* _YOUR INSTRUCTIONS_: Starting at the first line of the data, print each line verbatim up to and including the line bearing "fit_y = [4.75, 6.00]", omitting pictures.

— start of PROVIDED DATA —

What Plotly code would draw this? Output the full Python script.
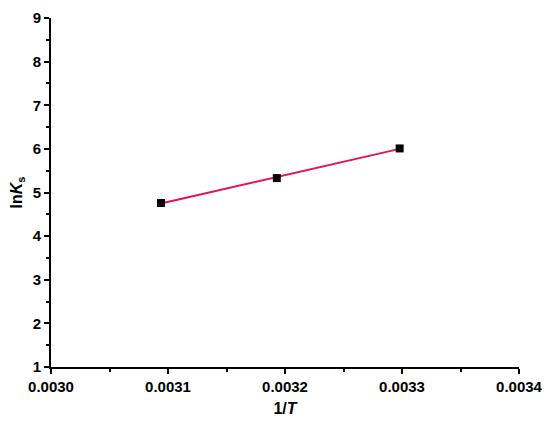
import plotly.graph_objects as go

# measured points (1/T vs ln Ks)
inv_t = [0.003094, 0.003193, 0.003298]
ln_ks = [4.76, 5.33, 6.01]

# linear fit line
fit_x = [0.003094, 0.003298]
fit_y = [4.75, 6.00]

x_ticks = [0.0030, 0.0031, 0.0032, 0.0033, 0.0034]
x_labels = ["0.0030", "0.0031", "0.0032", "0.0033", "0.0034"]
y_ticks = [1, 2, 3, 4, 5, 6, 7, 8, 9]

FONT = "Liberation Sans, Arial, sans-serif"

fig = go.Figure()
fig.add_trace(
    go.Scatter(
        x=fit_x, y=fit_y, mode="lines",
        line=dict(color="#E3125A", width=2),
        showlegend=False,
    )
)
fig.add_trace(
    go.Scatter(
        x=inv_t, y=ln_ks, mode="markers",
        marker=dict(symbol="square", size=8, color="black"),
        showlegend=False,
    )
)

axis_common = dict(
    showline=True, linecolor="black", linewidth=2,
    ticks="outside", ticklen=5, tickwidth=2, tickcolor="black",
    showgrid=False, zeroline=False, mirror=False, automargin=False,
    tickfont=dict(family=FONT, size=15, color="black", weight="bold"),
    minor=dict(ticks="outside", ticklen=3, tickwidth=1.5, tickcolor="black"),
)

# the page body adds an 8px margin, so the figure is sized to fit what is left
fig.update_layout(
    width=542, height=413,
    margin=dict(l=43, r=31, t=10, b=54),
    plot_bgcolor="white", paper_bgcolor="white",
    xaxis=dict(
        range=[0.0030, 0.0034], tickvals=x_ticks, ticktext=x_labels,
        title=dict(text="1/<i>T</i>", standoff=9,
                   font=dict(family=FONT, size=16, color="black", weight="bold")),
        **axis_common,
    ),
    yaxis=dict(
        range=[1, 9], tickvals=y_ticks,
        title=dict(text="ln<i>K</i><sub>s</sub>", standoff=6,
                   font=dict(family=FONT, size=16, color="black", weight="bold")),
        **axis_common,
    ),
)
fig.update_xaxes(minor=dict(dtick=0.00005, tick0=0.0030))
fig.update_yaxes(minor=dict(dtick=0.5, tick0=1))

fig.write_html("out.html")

— end of PROVIDED DATA —

* _ANSWER FOR THIS EXERCISE_:
What Plotly code would draw this? Output the full Python script.
import plotly.graph_objects as go

# measured points (1/T vs ln Ks)
inv_t = [0.003094, 0.003193, 0.003298]
ln_ks = [4.76, 5.33, 6.01]

# linear fit line
fit_x = [0.003094, 0.003298]
fit_y = [4.75, 6.00]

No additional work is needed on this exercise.